» **What you should do**
Starting at the first line of the entries below, restate each line exactly until you reach the line with "from matplotlib.path import Path", and print that one too. Leave the pictures out and stop there.

___ Records for the exercise

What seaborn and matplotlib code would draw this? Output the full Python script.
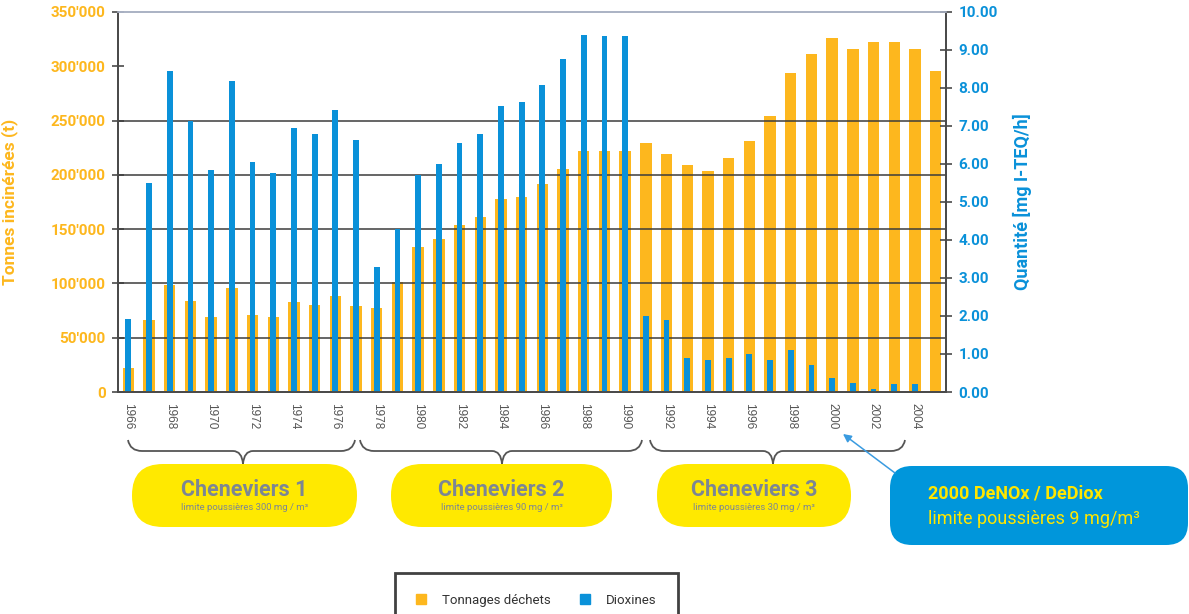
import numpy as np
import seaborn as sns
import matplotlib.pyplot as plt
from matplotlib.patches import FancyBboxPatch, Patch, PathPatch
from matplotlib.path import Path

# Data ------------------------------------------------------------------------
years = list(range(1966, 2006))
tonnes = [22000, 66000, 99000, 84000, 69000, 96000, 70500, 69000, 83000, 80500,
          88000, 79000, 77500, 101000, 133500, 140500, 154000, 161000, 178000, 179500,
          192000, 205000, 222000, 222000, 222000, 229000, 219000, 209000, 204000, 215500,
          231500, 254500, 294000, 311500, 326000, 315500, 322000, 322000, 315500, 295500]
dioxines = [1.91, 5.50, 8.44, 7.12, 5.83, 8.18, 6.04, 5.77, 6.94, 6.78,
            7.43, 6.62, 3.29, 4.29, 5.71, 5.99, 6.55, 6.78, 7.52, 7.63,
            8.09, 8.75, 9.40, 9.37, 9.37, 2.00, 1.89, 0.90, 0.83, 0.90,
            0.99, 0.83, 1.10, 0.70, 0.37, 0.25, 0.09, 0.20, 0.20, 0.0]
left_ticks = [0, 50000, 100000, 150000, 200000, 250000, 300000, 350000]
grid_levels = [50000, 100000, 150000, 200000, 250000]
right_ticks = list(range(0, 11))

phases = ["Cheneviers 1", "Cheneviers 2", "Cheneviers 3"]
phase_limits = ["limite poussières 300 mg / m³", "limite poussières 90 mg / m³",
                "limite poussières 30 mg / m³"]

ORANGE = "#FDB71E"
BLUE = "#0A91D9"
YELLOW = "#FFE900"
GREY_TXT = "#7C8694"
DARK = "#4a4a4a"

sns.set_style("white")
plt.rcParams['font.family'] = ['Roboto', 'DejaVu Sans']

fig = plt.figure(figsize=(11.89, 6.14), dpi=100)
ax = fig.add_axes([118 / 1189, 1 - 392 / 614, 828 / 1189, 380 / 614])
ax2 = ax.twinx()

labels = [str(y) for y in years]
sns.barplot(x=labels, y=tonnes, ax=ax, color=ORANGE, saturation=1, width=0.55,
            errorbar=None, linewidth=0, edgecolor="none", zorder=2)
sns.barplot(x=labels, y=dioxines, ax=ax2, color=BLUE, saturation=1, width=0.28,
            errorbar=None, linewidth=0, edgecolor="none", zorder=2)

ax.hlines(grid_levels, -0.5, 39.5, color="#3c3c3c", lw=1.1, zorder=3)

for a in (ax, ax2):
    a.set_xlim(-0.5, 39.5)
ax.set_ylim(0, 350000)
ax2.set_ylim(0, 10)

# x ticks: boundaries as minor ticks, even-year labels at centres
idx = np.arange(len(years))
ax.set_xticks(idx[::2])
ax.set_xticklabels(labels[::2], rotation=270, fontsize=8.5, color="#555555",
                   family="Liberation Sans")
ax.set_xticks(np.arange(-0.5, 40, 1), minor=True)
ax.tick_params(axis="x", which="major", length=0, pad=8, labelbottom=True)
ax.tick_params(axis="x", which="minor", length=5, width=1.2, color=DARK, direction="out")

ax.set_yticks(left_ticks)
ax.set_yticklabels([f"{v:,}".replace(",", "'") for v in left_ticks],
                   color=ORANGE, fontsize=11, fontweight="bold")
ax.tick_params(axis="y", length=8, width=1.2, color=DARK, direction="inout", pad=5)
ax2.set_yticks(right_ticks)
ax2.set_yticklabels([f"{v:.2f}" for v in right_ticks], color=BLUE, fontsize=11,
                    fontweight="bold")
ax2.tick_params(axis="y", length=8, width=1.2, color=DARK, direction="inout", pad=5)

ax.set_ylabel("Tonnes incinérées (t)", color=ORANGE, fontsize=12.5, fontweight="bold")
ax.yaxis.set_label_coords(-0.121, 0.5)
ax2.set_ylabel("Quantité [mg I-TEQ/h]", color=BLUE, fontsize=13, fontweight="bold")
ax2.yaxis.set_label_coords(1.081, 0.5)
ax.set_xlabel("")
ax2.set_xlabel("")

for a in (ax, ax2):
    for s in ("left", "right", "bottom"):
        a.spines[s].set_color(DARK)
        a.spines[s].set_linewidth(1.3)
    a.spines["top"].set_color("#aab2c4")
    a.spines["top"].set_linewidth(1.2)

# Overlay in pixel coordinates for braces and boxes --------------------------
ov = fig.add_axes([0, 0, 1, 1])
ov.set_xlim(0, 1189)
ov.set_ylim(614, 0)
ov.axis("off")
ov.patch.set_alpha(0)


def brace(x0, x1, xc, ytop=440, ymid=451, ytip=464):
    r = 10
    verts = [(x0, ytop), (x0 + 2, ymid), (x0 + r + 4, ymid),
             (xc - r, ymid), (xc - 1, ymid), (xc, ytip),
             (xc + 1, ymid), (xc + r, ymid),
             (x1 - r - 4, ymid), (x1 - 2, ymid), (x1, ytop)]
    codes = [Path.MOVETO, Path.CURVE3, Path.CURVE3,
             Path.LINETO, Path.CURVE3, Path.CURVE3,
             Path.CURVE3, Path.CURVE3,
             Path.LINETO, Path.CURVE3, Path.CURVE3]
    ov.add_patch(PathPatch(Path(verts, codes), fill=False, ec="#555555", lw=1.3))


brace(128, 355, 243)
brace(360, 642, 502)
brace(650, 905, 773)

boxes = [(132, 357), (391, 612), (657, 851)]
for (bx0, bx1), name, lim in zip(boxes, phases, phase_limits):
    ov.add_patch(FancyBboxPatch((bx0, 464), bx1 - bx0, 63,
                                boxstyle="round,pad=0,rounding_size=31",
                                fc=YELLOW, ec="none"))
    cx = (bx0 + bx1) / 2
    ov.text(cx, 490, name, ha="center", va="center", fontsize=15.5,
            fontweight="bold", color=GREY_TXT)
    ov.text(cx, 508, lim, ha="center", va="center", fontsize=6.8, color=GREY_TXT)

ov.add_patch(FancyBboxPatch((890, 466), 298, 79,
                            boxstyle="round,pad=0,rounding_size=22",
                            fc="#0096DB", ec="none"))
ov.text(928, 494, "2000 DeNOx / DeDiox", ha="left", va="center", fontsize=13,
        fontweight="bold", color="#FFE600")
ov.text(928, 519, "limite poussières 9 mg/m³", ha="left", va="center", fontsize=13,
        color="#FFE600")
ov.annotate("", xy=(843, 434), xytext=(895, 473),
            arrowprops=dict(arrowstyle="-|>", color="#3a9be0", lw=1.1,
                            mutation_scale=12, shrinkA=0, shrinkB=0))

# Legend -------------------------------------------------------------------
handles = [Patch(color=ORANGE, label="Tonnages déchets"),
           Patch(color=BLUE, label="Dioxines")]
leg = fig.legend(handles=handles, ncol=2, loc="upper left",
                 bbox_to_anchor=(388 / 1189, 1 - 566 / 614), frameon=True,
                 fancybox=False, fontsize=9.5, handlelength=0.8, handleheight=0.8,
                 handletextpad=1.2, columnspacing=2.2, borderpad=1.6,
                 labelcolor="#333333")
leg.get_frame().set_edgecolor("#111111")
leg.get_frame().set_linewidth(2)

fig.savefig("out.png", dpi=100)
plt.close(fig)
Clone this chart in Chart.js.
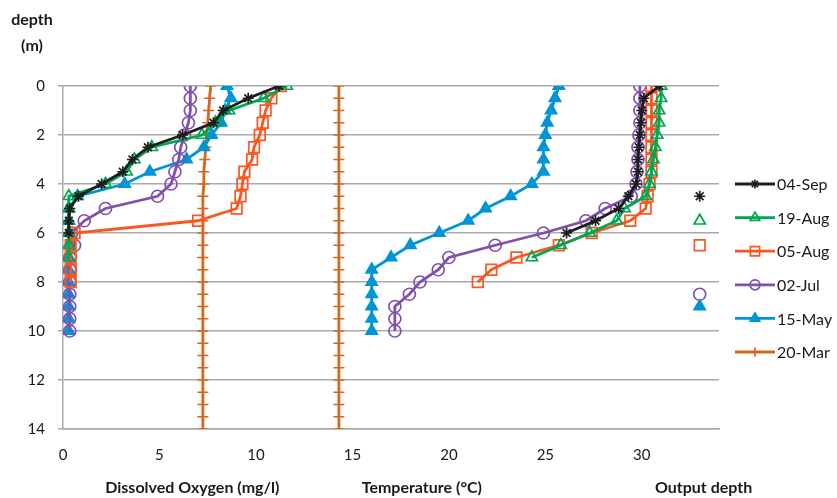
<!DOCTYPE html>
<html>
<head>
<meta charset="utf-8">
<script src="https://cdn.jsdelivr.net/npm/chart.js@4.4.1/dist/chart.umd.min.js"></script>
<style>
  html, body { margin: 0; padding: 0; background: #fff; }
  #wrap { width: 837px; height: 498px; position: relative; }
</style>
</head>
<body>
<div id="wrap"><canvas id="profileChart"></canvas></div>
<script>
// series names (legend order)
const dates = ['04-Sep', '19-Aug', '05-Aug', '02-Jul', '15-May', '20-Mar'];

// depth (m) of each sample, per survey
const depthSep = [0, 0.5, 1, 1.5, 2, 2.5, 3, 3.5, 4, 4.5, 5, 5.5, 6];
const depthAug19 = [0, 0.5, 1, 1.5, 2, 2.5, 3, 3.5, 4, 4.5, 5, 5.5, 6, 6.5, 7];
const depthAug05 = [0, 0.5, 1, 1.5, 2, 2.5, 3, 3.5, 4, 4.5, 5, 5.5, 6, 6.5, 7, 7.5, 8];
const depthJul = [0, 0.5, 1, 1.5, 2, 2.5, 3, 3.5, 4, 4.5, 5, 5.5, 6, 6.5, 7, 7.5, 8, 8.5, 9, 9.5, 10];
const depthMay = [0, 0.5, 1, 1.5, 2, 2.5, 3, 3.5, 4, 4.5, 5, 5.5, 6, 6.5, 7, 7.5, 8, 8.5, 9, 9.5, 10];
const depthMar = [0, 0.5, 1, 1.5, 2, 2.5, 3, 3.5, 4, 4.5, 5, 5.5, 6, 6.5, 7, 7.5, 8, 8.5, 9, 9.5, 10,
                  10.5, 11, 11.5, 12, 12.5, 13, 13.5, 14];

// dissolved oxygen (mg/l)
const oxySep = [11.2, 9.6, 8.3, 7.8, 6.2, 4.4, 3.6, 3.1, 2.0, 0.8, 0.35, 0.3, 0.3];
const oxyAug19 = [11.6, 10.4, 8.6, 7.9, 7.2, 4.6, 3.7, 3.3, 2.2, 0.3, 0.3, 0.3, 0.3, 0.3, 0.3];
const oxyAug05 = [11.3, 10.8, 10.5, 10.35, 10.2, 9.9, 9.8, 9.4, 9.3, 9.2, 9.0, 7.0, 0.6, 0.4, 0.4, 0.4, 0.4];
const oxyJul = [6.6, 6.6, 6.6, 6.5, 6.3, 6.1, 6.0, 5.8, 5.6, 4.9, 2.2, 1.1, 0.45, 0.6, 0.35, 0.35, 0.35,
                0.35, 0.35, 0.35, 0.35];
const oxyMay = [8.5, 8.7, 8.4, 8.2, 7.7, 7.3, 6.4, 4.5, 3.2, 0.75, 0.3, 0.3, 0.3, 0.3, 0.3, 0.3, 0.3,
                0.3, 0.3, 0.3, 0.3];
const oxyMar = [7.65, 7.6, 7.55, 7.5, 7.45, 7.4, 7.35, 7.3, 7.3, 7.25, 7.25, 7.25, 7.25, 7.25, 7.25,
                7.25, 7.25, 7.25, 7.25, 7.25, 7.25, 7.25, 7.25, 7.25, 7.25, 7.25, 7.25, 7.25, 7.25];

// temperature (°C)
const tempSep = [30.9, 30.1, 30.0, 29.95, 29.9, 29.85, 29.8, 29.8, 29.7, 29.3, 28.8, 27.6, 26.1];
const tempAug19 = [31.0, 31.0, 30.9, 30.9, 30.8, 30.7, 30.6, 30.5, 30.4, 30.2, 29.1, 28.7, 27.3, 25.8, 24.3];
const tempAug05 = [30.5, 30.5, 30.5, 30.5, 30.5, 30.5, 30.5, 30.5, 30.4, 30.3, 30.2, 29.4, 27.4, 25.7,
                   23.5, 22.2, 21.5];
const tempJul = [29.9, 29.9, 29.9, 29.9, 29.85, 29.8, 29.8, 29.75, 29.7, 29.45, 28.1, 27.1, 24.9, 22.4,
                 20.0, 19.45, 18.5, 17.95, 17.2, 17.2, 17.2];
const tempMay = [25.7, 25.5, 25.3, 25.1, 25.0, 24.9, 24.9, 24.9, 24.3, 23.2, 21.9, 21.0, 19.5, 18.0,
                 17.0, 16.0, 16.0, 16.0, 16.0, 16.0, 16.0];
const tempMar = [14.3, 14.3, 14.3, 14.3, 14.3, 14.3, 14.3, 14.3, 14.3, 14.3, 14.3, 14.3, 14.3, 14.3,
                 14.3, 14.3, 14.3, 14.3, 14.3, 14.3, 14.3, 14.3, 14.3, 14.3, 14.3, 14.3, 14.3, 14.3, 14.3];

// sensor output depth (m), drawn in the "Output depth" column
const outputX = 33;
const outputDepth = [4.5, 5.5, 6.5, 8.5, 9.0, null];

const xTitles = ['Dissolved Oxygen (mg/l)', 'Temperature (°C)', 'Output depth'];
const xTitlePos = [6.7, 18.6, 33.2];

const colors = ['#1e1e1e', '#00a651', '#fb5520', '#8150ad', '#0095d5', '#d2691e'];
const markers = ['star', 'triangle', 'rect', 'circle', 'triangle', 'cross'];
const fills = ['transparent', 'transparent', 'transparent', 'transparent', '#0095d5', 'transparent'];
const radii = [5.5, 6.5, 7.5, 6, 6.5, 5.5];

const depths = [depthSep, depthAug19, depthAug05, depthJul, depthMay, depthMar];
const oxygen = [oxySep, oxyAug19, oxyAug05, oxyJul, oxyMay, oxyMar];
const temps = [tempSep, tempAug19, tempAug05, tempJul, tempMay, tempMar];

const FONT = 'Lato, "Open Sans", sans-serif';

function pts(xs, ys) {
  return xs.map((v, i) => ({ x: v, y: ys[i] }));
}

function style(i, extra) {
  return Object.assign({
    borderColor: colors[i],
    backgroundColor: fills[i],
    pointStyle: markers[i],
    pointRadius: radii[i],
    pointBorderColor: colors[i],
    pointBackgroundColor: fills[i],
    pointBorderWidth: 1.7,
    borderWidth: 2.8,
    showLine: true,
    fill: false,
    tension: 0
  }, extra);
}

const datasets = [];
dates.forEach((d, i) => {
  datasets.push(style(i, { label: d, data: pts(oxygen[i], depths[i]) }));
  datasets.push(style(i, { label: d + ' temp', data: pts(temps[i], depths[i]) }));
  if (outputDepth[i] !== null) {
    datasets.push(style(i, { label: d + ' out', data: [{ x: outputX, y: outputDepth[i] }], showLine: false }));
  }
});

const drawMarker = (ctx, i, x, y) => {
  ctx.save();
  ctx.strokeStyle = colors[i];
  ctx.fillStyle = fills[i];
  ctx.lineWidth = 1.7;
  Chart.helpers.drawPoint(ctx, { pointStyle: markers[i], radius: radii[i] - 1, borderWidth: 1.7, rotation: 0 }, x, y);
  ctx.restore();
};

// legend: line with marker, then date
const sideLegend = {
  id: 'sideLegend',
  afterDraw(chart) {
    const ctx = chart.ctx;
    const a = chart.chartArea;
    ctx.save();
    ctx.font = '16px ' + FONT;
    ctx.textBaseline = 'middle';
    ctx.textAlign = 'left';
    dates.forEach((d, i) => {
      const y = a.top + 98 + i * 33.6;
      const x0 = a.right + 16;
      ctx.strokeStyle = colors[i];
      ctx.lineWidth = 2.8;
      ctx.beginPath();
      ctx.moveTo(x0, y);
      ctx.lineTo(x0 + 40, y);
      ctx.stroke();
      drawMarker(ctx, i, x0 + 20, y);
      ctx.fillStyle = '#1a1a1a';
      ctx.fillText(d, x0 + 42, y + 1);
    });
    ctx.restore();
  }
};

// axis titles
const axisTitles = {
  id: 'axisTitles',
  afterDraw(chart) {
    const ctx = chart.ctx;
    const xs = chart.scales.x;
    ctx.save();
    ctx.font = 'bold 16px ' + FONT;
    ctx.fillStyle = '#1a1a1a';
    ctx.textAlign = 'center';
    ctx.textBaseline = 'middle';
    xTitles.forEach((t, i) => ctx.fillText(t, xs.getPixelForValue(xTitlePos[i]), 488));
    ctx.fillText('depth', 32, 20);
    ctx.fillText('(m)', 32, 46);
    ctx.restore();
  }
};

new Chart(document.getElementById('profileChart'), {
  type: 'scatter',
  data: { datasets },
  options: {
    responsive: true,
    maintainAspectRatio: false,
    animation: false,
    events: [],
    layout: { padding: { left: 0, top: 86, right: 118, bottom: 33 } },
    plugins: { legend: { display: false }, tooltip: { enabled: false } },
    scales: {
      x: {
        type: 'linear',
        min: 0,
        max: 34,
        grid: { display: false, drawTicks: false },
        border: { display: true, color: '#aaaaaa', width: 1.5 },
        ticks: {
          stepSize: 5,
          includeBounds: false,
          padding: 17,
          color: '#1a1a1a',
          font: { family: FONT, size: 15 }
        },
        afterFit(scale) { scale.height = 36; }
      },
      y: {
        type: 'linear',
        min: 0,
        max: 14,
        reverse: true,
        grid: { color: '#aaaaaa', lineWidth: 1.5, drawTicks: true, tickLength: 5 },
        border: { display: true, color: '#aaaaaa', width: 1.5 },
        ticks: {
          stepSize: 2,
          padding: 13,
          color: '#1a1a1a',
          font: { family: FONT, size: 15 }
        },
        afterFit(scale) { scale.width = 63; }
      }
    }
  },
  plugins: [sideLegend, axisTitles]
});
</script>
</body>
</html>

______

» **Exercise answer**
What seaborn and matplotlib code would draw this? Output the full Python script.
import numpy as np
import seaborn as sns
import matplotlib.pyplot as plt
from matplotlib.patches import FancyBboxPatch, Patch, PathPatch
from matplotlib.path import Path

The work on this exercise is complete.